Michael Schumacher will be permanently invalid, according to recent opinion offered by a leading neurology expert.
"He will forever remain an invalid [and] always remain dependent on the help of others," Swiss neurologist Dr. Erick Riederer said in an interview with 20 Minuten. "I enjoy being surprised, but there are hardly any cases that have [seen] recovery so completely without damage."
The Zurich-based neurologist also noted that Schumacher has likely become "skeletal" after being bedridden for six months.
"It would be a success if he could sit up unaided again after three months," Riederer observed. "Maybe he will be able to control an electric wheelchair in six months -- depending on whether he can move his finger."
Riederer's pessimism was reflected by the sentiments of former F1 physician, Dr.
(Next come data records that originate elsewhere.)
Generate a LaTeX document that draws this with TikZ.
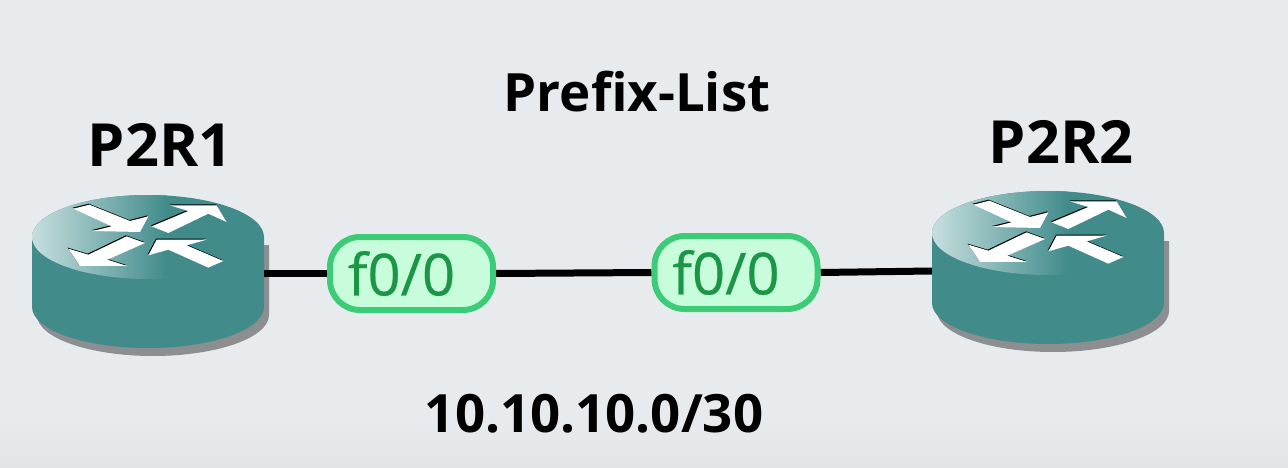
\documentclass[tikz,border=0pt]{standalone}
\usepackage{fontspec}
\usetikzlibrary{backgrounds}
\setmainfont{Open Sans}
\newfontfamily\pillfont[FakeBold=0.4]{Open Sans}
\definecolor{bgc}{HTML}{E8EBEE}
\definecolor{bgd}{HTML}{E2E5E8}
\definecolor{teal1}{HTML}{418B8B}
\definecolor{teallight}{HTML}{C6DEDE}
\definecolor{shadowc}{HTML}{8C8E90}
\definecolor{pillfill}{HTML}{C8FDDC}
\definecolor{pillline}{HTML}{3CCC78}
\definecolor{pilltext}{HTML}{1A9646}
\tikzset{
  link/.style={draw=black,line width=7pt},
  pill/.style={draw=pillline,fill=pillfill,line width=6pt,rounded corners=30pt,minimum width=163pt,minimum height=73pt,inner sep=0pt,text=pilltext,font=\pillfont\fontsize{58}{60}\selectfont},
  bigtitle/.style={font=\fontsize{59.5}{60}\selectfont\bfseries,text=black,inner sep=0pt},
  title/.style={font=\fontsize{52.8}{54}\selectfont\bfseries,text=black,inner sep=0pt},
  routerbox/.style={minimum width=232pt,minimum height=154pt,inner sep=0pt},
  arrowface/.style={fill=white,draw=none},
  arrowedge/.style={fill=black,draw=none}
}
\newcommand{\arrowset}[1]{%
  \path[#1] (220,115)--(268,103)--(390,152)--(445,138)--(420,185)--(278,182)--(335,168)--cycle;
  \path[#1] (455,168)--(565,122)--(510,105)--(650,105)--(680,155)--(625,130)--(505,188)--cycle;
  \path[#1] (380,198)--(435,218)--(322,268)--(382,287)--(240,287)--(205,235)--(265,253)--cycle;
  \path[#1] (470,208)--(620,208)--(560,225)--(670,272)--(625,292)--(505,238)--(445,255)--cycle;
}
\newcommand{\routerbody}[2]{%
  \begin{scope}[shift={(#1,#2)}]
    \fill[shadowc] (5,8) -- (237,8) -- (237,78) arc[start angle=0,end angle=180,x radius=116,y radius=41] -- cycle;
    \fill[teal1] (0,0) -- (0,70) arc[start angle=180,end angle=0,x radius=116,y radius=41] -- (232,0) arc[start angle=0,end angle=-180,x radius=116,y radius=42] -- cycle;
    \begin{scope}
      \clip (116,0) ellipse [x radius=116,y radius=42];
      \shade[left color=teallight,right color=teal1] (0,-44) rectangle (136,44);
    \end{scope}
    \begin{scope}[x=0.3333pt,y=-0.3333pt,shift={(-96,-200)}]
      \begin{scope}[shift={(-2,-3)}]\arrowset{arrowedge}\end{scope}
      \arrowset{arrowface}
    \end{scope}
  \end{scope}
}
\begin{document}
\begin{tikzpicture}[x=1pt,y=-1pt]
\useasboundingbox (0,0) rectangle (1288,468);
\node[routerbox] (r1) at (148,271) {};
\node[routerbox] (r2) at (1048,268) {};
\node[pill] (p1) at (411.5,273.5) {\hspace*{-20pt}f0/0};
\node[pill] (p2) at (736,272.5) {\hspace*{-20pt}f0/0};
\begin{scope}[on background layer]
\fill[bgc] (0,0) rectangle (1288,468);
\shade[top color=bgc,bottom color=bgd] (0,420) rectangle (1288,468);
\routerbody{32}{237}
\routerbody{932}{233}
\draw[link] (r1.east |- p1) -- (p1.west);
\draw[link] (p1.east) -- (p2.west);
\draw[link] (p2.east) -- ([yshift=-3pt]r2.west);
\end{scope}
\node[bigtitle] (t1) at (160,145) {P2R1};
\node[bigtitle] (t2) at (1061,142) {P2R2};
\node[title] (t3) at (637,92) {Prefix-List};
\node[title] (t4) at (594,414) {10.10.10.0/30};
\end{tikzpicture}
\end{document}
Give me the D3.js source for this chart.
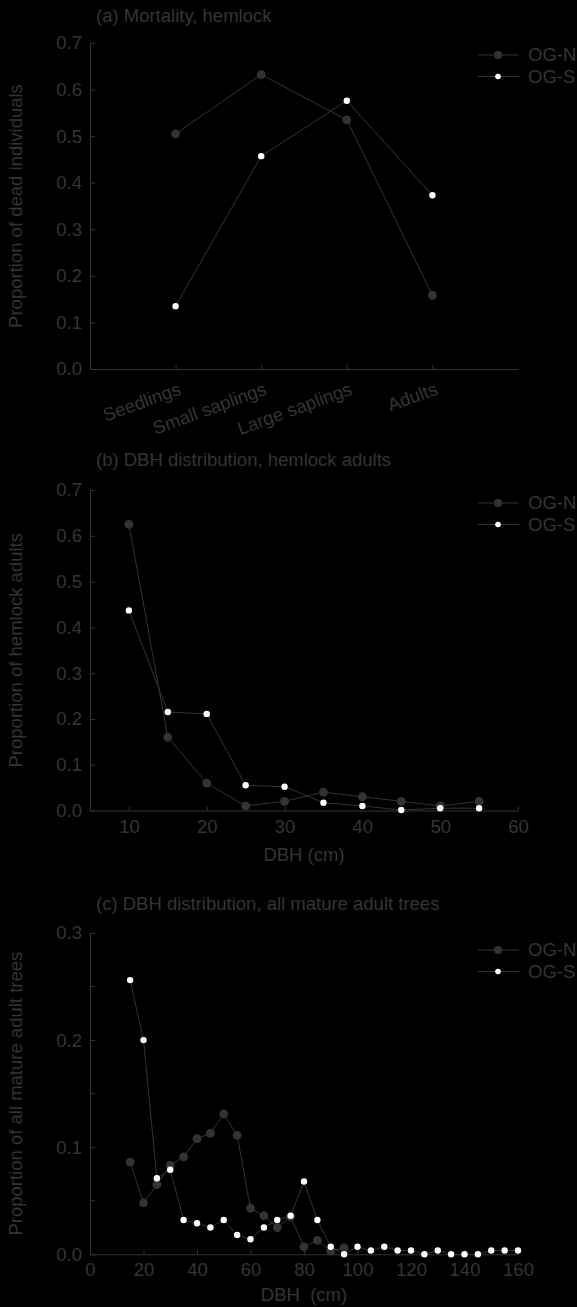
<!DOCTYPE html>
<html>
<head>
<meta charset="utf-8">
<script src="https://cdn.jsdelivr.net/npm/d3@7/dist/d3.min.js"></script>
<style>
  html, body { margin: 0; padding: 0; background: #000; }
  svg { display: block; }
  text { font-family: "Liberation Sans", Arial, Helvetica, sans-serif; fill: #343434; }
</style>
</head>
<body>
<svg id="chart" width="577" height="1307"></svg>
<script>
// ---- Data -------------------------------------------------------------
const seriesNames = ["OG-N", "OG-S"];

// (a) Mortality, hemlock — proportion of dead individuals per size class
const stageCategories = ["Seedlings", "Small saplings", "Large saplings", "Adults"];
const mortalityOGN = [0.505, 0.632, 0.535, 0.158];
const mortalityOGS = [0.135, 0.457, 0.576, 0.373];

// (b) DBH distribution, hemlock adults
const hemlockDBH = [10, 15, 20, 25, 30, 35, 40, 45, 50, 55];
const hemlockOGN = [0.625, 0.160, 0.060, 0.010, 0.020, 0.040, 0.030, 0.020, 0.010, 0.020];
const hemlockOGS = [0.437, 0.215, 0.211, 0.055, 0.052, 0.017, 0.010, 0.001, 0.005, 0.005];

// (c) DBH distribution, all mature adult trees
const allDBH_N = [15, 20, 25, 30, 35, 40, 45, 50, 55, 60, 65, 70, 75, 80, 85, 90, 95];
const allOGN = [0.086, 0.048, 0.065, 0.083, 0.091, 0.108, 0.113, 0.131, 0.111, 0.043, 0.036, 0.025, 0.035, 0.007, 0.013, 0.003, 0.006];
const allDBH_S = [15, 20, 25, 30, 35, 40, 45, 50, 55, 60, 65, 70, 75, 80, 85, 90, 95, 100,
                  105, 110, 115, 120, 125, 130, 135, 140, 145, 150, 155, 160];
const allOGS = [0.256, 0.200, 0.071, 0.079, 0.032, 0.029, 0.025, 0.032, 0.018, 0.014, 0.025, 0.032, 0.036, 0.068, 0.032, 0.007, 0.000, 0.007,
                0.0035, 0.007, 0.0035, 0.0035, 0.000, 0.0035, 0.000, 0.000, 0.000, 0.0035, 0.0035, 0.0035];

// Tick values
const ticksA_y = [0, 0.1, 0.2, 0.3, 0.4, 0.5, 0.6, 0.7];
const ticksB_x = [10, 20, 30, 40, 50, 60];
const ticksB_y = [0, 0.1, 0.2, 0.3, 0.4, 0.5, 0.6, 0.7];
const ticksC_x = [0, 20, 40, 60, 80, 100, 120, 140, 160];
const ticksC_yMajor = [0, 0.1, 0.2, 0.3];
const ticksC_yMinor = [0.05, 0.15, 0.25];

// ---- Styling ----------------------------------------------------------
const INK = "#343434";
const DOT_N = "#333333";
const DOT_S = "#ffffff";
const FONT = 18.5;
const X0 = 90, X1 = 518;

const svg = d3.select("#chart");

function styleAxis(g) {
  g.selectAll("path.domain").attr("stroke", INK).attr("stroke-width", 1);
  g.selectAll(".tick line").attr("stroke", INK).attr("stroke-width", 1);
  g.selectAll(".tick text").attr("fill", INK).attr("font-size", FONT)
    .attr("font-family", "Liberation Sans, Arial, sans-serif");
}

function drawPanel(opt) {
  const g = svg.append("g");
  const x = opt.x, y = opt.y;

  // title
  g.append("text").attr("x", 96).attr("y", opt.titleY)
    .attr("font-size", FONT).text(opt.title);

  // y axis
  const yAxis = d3.axisLeft(y).tickValues(opt.yTicks)
    .tickFormat(opt.yFormat).tickSizeInner(-5).tickSizeOuter(0).tickPadding(8);
  const gy = g.append("g").attr("transform", `translate(${X0},0)`).call(yAxis);
  styleAxis(gy);
  if (opt.yMinor) {
    gy.selectAll("line.minor").data(opt.yMinor).join("line")
      .attr("class", "minor").attr("x1", 0).attr("x2", 5)
      .attr("y1", d => y(d)).attr("y2", d => y(d))
      .attr("stroke", INK);
  }

  // y title
  const yMid = (y.range()[0] + y.range()[1]) / 2;
  g.append("text")
    .attr("transform", `translate(22,${yMid}) rotate(-90)`)
    .attr("text-anchor", "middle").attr("font-size", FONT)
    .text(opt.yTitle);

  // x axis
  const y0 = y.range()[0];
  const xAxis = d3.axisBottom(x).tickValues(opt.xTicks)
    .tickSizeInner(-4).tickSizeOuter(0).tickPadding(9);
  if (opt.xFormat) xAxis.tickFormat(opt.xFormat);
  const gx = g.append("g").attr("transform", `translate(0,${y0})`).call(xAxis);
  styleAxis(gx);
  if (opt.rotateLabels) {
    gx.selectAll(".tick text")
      .attr("text-anchor", "end")
      .attr("dy", null)
      .attr("y", null)
      .attr("transform", "translate(6,25) rotate(-20)");
  }
  if (opt.xTitle) {
    g.append("text").attr("x", (X0 + X1) / 2).attr("y", opt.xTitleY)
      .attr("text-anchor", "middle").attr("font-size", FONT)
      .attr("xml:space", "preserve").style("white-space", "pre")
      .text(opt.xTitle);
  }

  // series
  const line = d3.line().x(d => x(d[0])).y(d => y(d[1]));
  opt.series.forEach(s => {
    const pts = s.xs.map((v, i) => [v, s.ys[i]]);
    s.pts = pts;
    g.append("path").datum(pts).attr("d", line)
      .attr("fill", "none").attr("stroke", INK).attr("stroke-width", 1);
  });
  opt.series.forEach(s => {
    g.append("g").selectAll("circle").data(s.pts).join("circle")
      .attr("cx", d => x(d[0])).attr("cy", d => y(d[1]))
      .attr("r", s.r).attr("fill", s.fill);
  });

  // legend
  const lg = g.append("g").attr("transform", `translate(478,${opt.legendY})`);
  opt.series.forEach((s, i) => {
    const row = lg.append("g").attr("transform", `translate(0,${i * 21.5})`);
    row.append("line").attr("x1", 0).attr("x2", 41).attr("y1", 0).attr("y2", 0)
      .attr("stroke", INK);
    row.append("circle").attr("cx", 20).attr("cy", 0).attr("r", s.r - 0.4).attr("fill", s.fill);
    row.append("text").attr("x", 50).attr("y", 0).attr("dy", "0.35em")
      .attr("font-size", FONT).text(s.name);
  });
}

// ---- Panel (a) --------------------------------------------------------
const stageIdx = stageCategories.map((c, i) => i + 1);
const xA = d3.scaleLinear().domain([0, stageCategories.length + 1]).range([X0, X1]);
const yA = d3.scaleLinear().domain([0, 0.7]).range([369, 43]);
drawPanel({
  title: "(a) Mortality, hemlock", titleY: 22,
  x: xA, y: yA,
  xTicks: stageIdx, xFormat: d => stageCategories[d - 1], rotateLabels: true,
  yTicks: ticksA_y, yFormat: d3.format(".1f"),
  yTitle: "Proportion of dead individuals",
  legendY: 55,
  series: [
    { name: seriesNames[0], xs: stageIdx, ys: mortalityOGN, r: 4.4, fill: DOT_N },
    { name: seriesNames[1], xs: stageIdx, ys: mortalityOGS, r: 3.2, fill: DOT_S }
  ]
});

// ---- Panel (b) --------------------------------------------------------
const xB = d3.scaleLinear().domain([5, 60]).range([X0, X1]);
const yB = d3.scaleLinear().domain([0, 0.7]).range([810.5, 490]);
drawPanel({
  title: "(b) DBH distribution, hemlock adults", titleY: 466,
  x: xB, y: yB,
  xTicks: ticksB_x, xFormat: d3.format("d"),
  yTicks: ticksB_y, yFormat: d3.format(".1f"),
  yTitle: "Proportion of hemlock adults",
  xTitle: "DBH (cm)", xTitleY: 861,
  legendY: 503,
  series: [
    { name: seriesNames[0], xs: hemlockDBH, ys: hemlockOGN, r: 4.4, fill: DOT_N },
    { name: seriesNames[1], xs: hemlockDBH, ys: hemlockOGS, r: 3.2, fill: DOT_S }
  ]
});

// ---- Panel (c) --------------------------------------------------------
const xC = d3.scaleLinear().domain([0, 160]).range([X0, X1]);
const yC = d3.scaleLinear().domain([0, 0.3]).range([1254.3, 933]);
drawPanel({
  title: "(c) DBH distribution, all mature adult trees", titleY: 910,
  x: xC, y: yC,
  xTicks: ticksC_x, xFormat: d3.format("d"),
  yTicks: ticksC_yMajor, yFormat: d3.format(".1f"), yMinor: ticksC_yMinor,
  yTitle: "Proportion of all mature adult trees",
  xTitle: "DBH  (cm)", xTitleY: 1301,
  legendY: 950,
  series: [
    { name: seriesNames[0], xs: allDBH_N, ys: allOGN, r: 4.4, fill: DOT_N },
    { name: seriesNames[1], xs: allDBH_S, ys: allOGS, r: 3.2, fill: DOT_S }
  ]
});
</script>
</body>
</html>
Gary Harstein.
"We're told what we already know, and pretty much told not to ever expect further updates," Harstein wrote on his blog last Monday. "This all leaves a very bad taste in my mouth and a huge space of sadness for Michael's family."
It was confirmed that Schumacher come out of the coma, and was already being transported from the French hospital where he was staying.
"Michael has left the CHU Grenoble [hospital] to continue his long phase of rehabilitation. He is not in a coma anymore," said Sabine Kehm, Michael Schumacher's manager.
"His family would like to explicitly thank all his treating doctors, nurses and therapists in Grenoble as well as the first aiders at the place of the accident, who did an excellent job in those first months."
Kehm also explained to the press that the F1 racing legend will continue his treatment "away from the public eye", without elaborating on his condition. Not long after, major new agencies disclosed Schumacher's current location at the University Hospital of Lausanne in western Switzerland.
Schumacher has been hospitalized since last December after suffering serious head trauma in a skiing accident in the French Alps. Doctors had artificially placed the seven-time world champion in a coma to reduce the chance of a potentially-lethal brain hemorrhage.